US Justice Department Overlooks HSBC’s Money Laundering for Drug Cartels

by Vins
Published: Last Updated on

 

US corporate media hailed the arrest of alleged Mexican drug lord Joaquín “El Chapo” Guzmán Loera, whose Sinaloa Cartel is among the most powerful transnational drug traffickers. US Attorney General Eric Holder called the arrest a “landmark achievement.” Yet the fanfare surrounding Guzmán’s arrest obscures how the infamous Sinaloa Cartel received assistance in its drug dealing enterprise from the HSBC banking corporation.

In 2012, HSBC agreed to surrender $1.256 billion and enter into a deferred prosecution agreement with the Justice Department for violating numerous laws, including those against laundering money for drug cartels that included Sinaloa.

“As a result of HSBC Bank  [anti-money laundering] failures,” a December 11, 2012 Justice Department statement reads, “at least $881 million in drug trafficking proceeds–including proceeds of drug trafficking by the Sinaloa Cartel in Mexico and the Norte del Valle Cartel in Colombia–were laundered through HSBC Bank USA.” The DOJ proceeded to call the bank’s failures “stunning,” “astonishing” and “blatant.”

According to court documents and US prosecutors, in 2008 Mexican authorities told HSBC Mexico’s CEO that a local drug lord referred to the bank as the “place to launder money.” “The practice was so unchecked …that on some days drug traffickers deposited hundreds of thousands of dollars at HSBC Mexico accounts.”
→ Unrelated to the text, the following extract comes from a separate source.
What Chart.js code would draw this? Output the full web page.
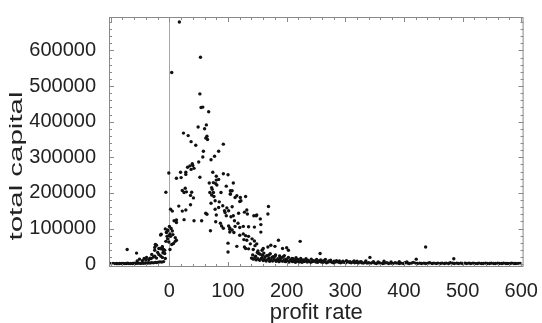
<!DOCTYPE html>
<html>
<head>
<meta charset="utf-8">
<script src="https://cdn.jsdelivr.net/npm/chart.js@4"></script>
<style>
  body { margin: 0; background: #fff; }
  canvas { display: block; }
</style>
</head>
<body>
<canvas id="scatterchart" width="542" height="323"></canvas>
<script>
// profit rate / total capital pairs
const negPoints = [
  [-101,1800],[-98,1500],[-96,2100],[-93,1600],[-90,1900],[-88,1400],[-85,2000],[-82,1700],[-79,2200],[-77,1500],
  [-74,1800],[-71,2400],[-69,1600],[-66,2000],[-63,1900],[-60,2600],[-58,1700],[-55,2300],[-52,2800],[-49,2100],
  [-47,3000],[-44,2500],[-41,3400],[-38,2900],[-36,3800],[-33,3300],[-30,4200],[-27,3600],[-24,5000],[-22,4400],
  [-19,5600],[-16,6500],[-13,5800],[-10,7200],
  [-72,41000],[-56,31000],[-55,9000],[-51,14000],[-46,10000],[-43,16000],[-40,12000],[-39,19000],[-35,13000],[-33,17000],
  [-31,16000],[-30,27000],[-27,20000],[-25,22000],[-25,39000],[-25,47000],[-24,55000],[-22,53000],[-22,17000],[-20,33000],
  [-18,44000],[-18,27000],[-16,44000],[-15,23000],[-15,82000],[-14,43000],[-14,84000],[-12,49000],[-12,19000],[-12,48000],
  [-11,32000],[-10,39000],[-10,41000],[-8,30000],[-8,39000],[-7,16000],[-7,99000],[-6,202000],[-6,64000],[-5,90000],
  [-5,89000],[-4,78000],[-3,94000],[-3,71000],[-3,96000],[-1,256000],[-1,80000],[-1,62000]
];

const peakPoints = [
  [17,680000],[53,581000],[4,538000],[52,478000],[54,440000],[57,441000],[67,428000],[49,385000],[63,391000],[60,380000],
  [24,368000],[32,361000],[37,344000],[45,334000],[62,354000],[64,359000],[65,350000],[92,337000],[84,317000],[58,317000],
  [77,303000],[57,301000],[71,293000],[50,287000],[39,282000],[35,276000],[40,277000],[31,272000],[42,269000],[37,266000],
  [28,258000],[19,258000],[12,241000],[28,252000],[20,243000],[52,244000],[74,258000],[92,254000],[100,251000],[68,228000],
  [80,236000],[79,226000],[81,222000],[27,213000],[22,207000],[29,203000],[25,201000],[38,202000],[36,193000],[41,186000],
  [72,215000],[75,201000],[72,194000],[76,190000],[88,201000],[104,196000],[71,171000],[85,175000],[36,167000],[16,163000],
  [22,149000],[28,152000],[2,154000],[5,149000],[62,143000],[64,140000],[78,154000],[80,138000],[94,150000],[25,125000],
  [42,122000],[55,122000],[8,122000],[12,124000],[12,117000],[79,119000],[87,115000],[89,107000],[92,101000],[70,94000],
  [101,107000],[103,98000],[0,106000],[3,100000],[5,93000],[1,85000],[6,83000],[2,78000],[10,74000],[12,67000],
  [10,64000],[4,55000],[100,34000],[1,41000],[7,58000],
  [75,229000],[80,247000],[84,238000],[107,206000],[115,192000],[121,187000],[69,201000],[73,210000],[78,178000],[84,159000],
  [91,164000],[95,145000],[109,136000],[132,152000],[144,136000],[149,138000],[155,127000]
];

const declinePoints = [
  [109,228000],[97,219000],[104,206000],[104,198000],[112,187000],[120,176000],[122,178000],[130,190000],[98,158000],[101,150000],
  [107,161000],[118,143000],[128,146000],[133,141000],[148,136000],[169,162000],[168,141000],[97,136000],[105,133000],[111,122000],
  [117,115000],[112,106000],[120,103000],[103,102000],[107,96000],[103,90000],[110,89000],[126,106000],[135,105000],[145,104000],
  [156,111000],[156,90000],[120,81000],[126,85000],[130,80000],[135,78000],[127,69000],[132,67000],[141,71000],[145,65000],
  [138,57000],[146,52000],[149,57000],[100,59000],[115,50000],[128,48000],[130,44000],[135,43000],[143,41000],[151,37000],
  [158,39000],[160,44000],[168,48000],[173,53000],[180,50000],[186,67000],[200,46000],[203,39000],[223,64000],[152,30000],
  [159,25000],[163,20000],[169,25000],[175,19000],[180,22000],[189,16000],[194,20000],[200,13000],[209,16000],[214,11000],
  [223,9000],[231,11000],[237,9000],[193,44000],[257,30000]
];

const bandPoints = [
  [142,26000],[147,22000],[150,33000],[155,28000],[158,18000],[161,31000],[166,24000],[170,17000],[172,29000],[177,21000],
  [181,26000],[185,15000],[188,23000],[191,18000],[196,24000],[199,14000],[203,19000],[206,12000],[211,15000],[216,18000],
  [219,13000],[224,16000],[228,12000],[233,15000],[236,11000],[242,14000],[245,10000],[251,13000],[254,9000],[258,12000],
  [263,10000],[266,13000],[272,9000],[275,11000],[281,8000],[285,10000],[290,9000],[296,8000],[302,10000],[308,7000],
  [315,9000],[320,8000],[327,7000],[335,9000],[342,19000],[348,7000],[356,6000],[366,8000],[378,6000],[392,7000],
  [405,6000],[421,14000],[437,48000],[485,15000]
];

const tailPoints = [
  [140,17000],[143,14000],[146,19000],[148,12000],[151,15000],[154,11000],[157,16000],[160,10000],[162,13000],[165,9000],
  [168,14000],[171,8000],[173,12000],[176,9000],[179,13000],[182,8000],[184,11000],[187,7000],[190,10000],[193,8000],
  [196,12000],[198,7000],[201,9000],[204,6000],[207,10000],[210,7000],[212,8000],[215,5000],[218,9000],[221,6000],
  [224,8000],[226,5000],[229,7000],[232,9000],[235,6000],[238,8000],[241,5000],[244,7000],[247,9000],[250,6000],
  [253,5000],[256,8000],[259,6000],[262,5000],[265,7000],[268,4000],[271,6000],[274,8000],[277,5000],[280,4000],
  [283,6000],[286,7000],[289,5000],[292,4000],[295,6000],[298,5000],[301,4000],[304,7000],[307,5000],[310,4000],
  [313,6000],[316,4000],[319,5000],[322,3000],[325,6000],[328,4000],[331,3000],[334,5000],[337,3000],[340,4000],
  [344,3000],[347,5000],[350,3000],[353,2000],[357,4000],[360,3000],[364,2000],[367,3000],[371,4000],[374,2000],
  [378,3000],[381,2000],[385,4000],[388,3000],[392,2000],[395,3000],[399,2000],[402,4000],[406,3000],[409,2000],
  [413,3000],[416,5000],[420,3000],[423,2000],[427,3000],[430,2000],[434,3000],[437,2000],[441,3000],[444,4000],
  [448,2000],[451,3000],[455,2000],[458,3000],[462,2000],[465,3000],[469,2000],[472,3000],[476,2000],[479,4000],
  [483,3000],[486,2000],[490,3000],[493,2000],[497,3000],[500,2000],[504,3000],[507,2000],[511,3000],[514,2000],
  [518,3000],[521,2000],[525,2000],[528,3000],[532,2000],[535,2000],[539,3000],[542,2000],[546,2000],[549,3000],
  [553,2000],[556,2000],[560,3000],[563,2000],[567,2000],[570,3000],[574,2000],[577,2000],[581,2000],[584,3000],
  [588,2000],[591,2000],[595,2000],[598,2000]
];

const xTicks = [0, 100, 200, 300, 400, 500, 600];
const yTicks = [0, 100000, 200000, 300000, 400000, 500000, 600000];
const xTitle = 'profit rate';
const yTitle = 'total capital';

const FONT = "'Liberation Sans', Arial, sans-serif";

function makeSet(points) {
  return {
    data: points.map(p => ({x: p[0], y: p[1]})),
    backgroundColor: '#111',
    borderWidth: 0,
    pointRadius: 1.7,
    pointHoverRadius: 1.7
  };
}

// zero line, frame with inward ticks, and the y title
const framePlugin = {
  id: 'frame',
  beforeDatasetsDraw(chart) {
    const {ctx, chartArea: a, scales: {x}} = chart;
    const x0 = Math.round(x.getPixelForValue(0)) + 0.5;
    ctx.save();
    ctx.strokeStyle = '#a8a8a8';
    ctx.lineWidth = 1;
    ctx.beginPath();
    ctx.moveTo(x0, a.top);
    ctx.lineTo(x0, a.bottom);
    ctx.stroke();
    ctx.restore();
  },
  afterDatasetsDraw(chart) {
    const {ctx, chartArea: a, scales: {x, y}} = chart;
    ctx.save();
    ctx.strokeStyle = '#8a8a8a';
    ctx.lineWidth = 1;
    ctx.strokeRect(a.left + 0.5, a.top + 0.5, a.right - a.left - 1, a.bottom - a.top - 1);
    ctx.beginPath();
    for (let v = -100; v <= 600; v += 20) {
      const px = Math.round(x.getPixelForValue(v)) + 0.5;
      const len = v % 100 === 0 ? 5 : 3;
      ctx.moveTo(px, a.bottom); ctx.lineTo(px, a.bottom - len);
      ctx.moveTo(px, a.top); ctx.lineTo(px, a.top + len);
    }
    for (let v = 0; v <= 680000; v += 20000) {
      const py = Math.round(y.getPixelForValue(v)) + 0.5;
      const len = v % 100000 === 0 ? 5 : 3;
      ctx.moveTo(a.left, py); ctx.lineTo(a.left + len, py);
      ctx.moveTo(a.right, py); ctx.lineTo(a.right - len, py);
    }
    ctx.stroke();

    ctx.fillStyle = '#222';
    ctx.font = '19px ' + FONT;
    ctx.textAlign = 'center';
    ctx.textBaseline = 'middle';
    ctx.translate(17, 166);
    ctx.rotate(-Math.PI / 2);
    ctx.scale(1.55, 1);
    ctx.fillText(yTitle, 0, 0);
    ctx.restore();
  }
};

const chart = new Chart(document.getElementById('scatterchart').getContext('2d'), {
  type: 'scatter',
  data: {
    datasets: [negPoints, peakPoints, declinePoints, bandPoints, tailPoints].map(makeSet)
  },
  options: {
    responsive: false,
    animation: false,
    events: [],
    layout: {padding: {top: 14, right: 18, left: 0, bottom: 0}},
    plugins: {legend: {display: false}, tooltip: {enabled: false}},
    scales: {
      x: {
        type: 'linear',
        min: -103,
        max: 604,
        afterBuildTicks: s => { s.ticks = xTicks.map(v => ({value: v})); },
        afterFit: s => { s.height = 56; },
        grid: {display: false},
        border: {display: false},
        ticks: {color: '#222', padding: 4, font: {size: 20, family: FONT}, callback: v => String(v)},
        title: {display: true, text: xTitle, color: '#222', padding: {top: 0, bottom: -3}, font: {size: 22, family: FONT}}
      },
      y: {
        type: 'linear',
        min: -8000,
        max: 694000,
        afterBuildTicks: s => { s.ticks = yTicks.map(v => ({value: v})); },
        afterFit: s => { s.width = 109; },
        grid: {display: false},
        border: {display: false},
        ticks: {color: '#222', padding: 5, font: {size: 20, family: FONT}, callback: v => String(v)}
      }
    }
  },
  plugins: [framePlugin]
});
</script>
</body>
</html>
The DOJ “stopped short of indicting HSBC,” because, “HSBC would certainly have lost its banking license in the US, the future of the institution would have been under threat and the entire banking system would have been destabilized.”

Source: Janine Jackson, “’El Chapo’ and El Banco,” Fairness and Accuracy in Reporting Blog, February 25, 2014, http://www.fair.org/blog/2014/02/25/el-chapo-and-el-banco/.

Student Researcher: Josue Simplice (Florida Atlantic University)
Faculty Evaluator: James F. Tracy (Florida Atlantic University)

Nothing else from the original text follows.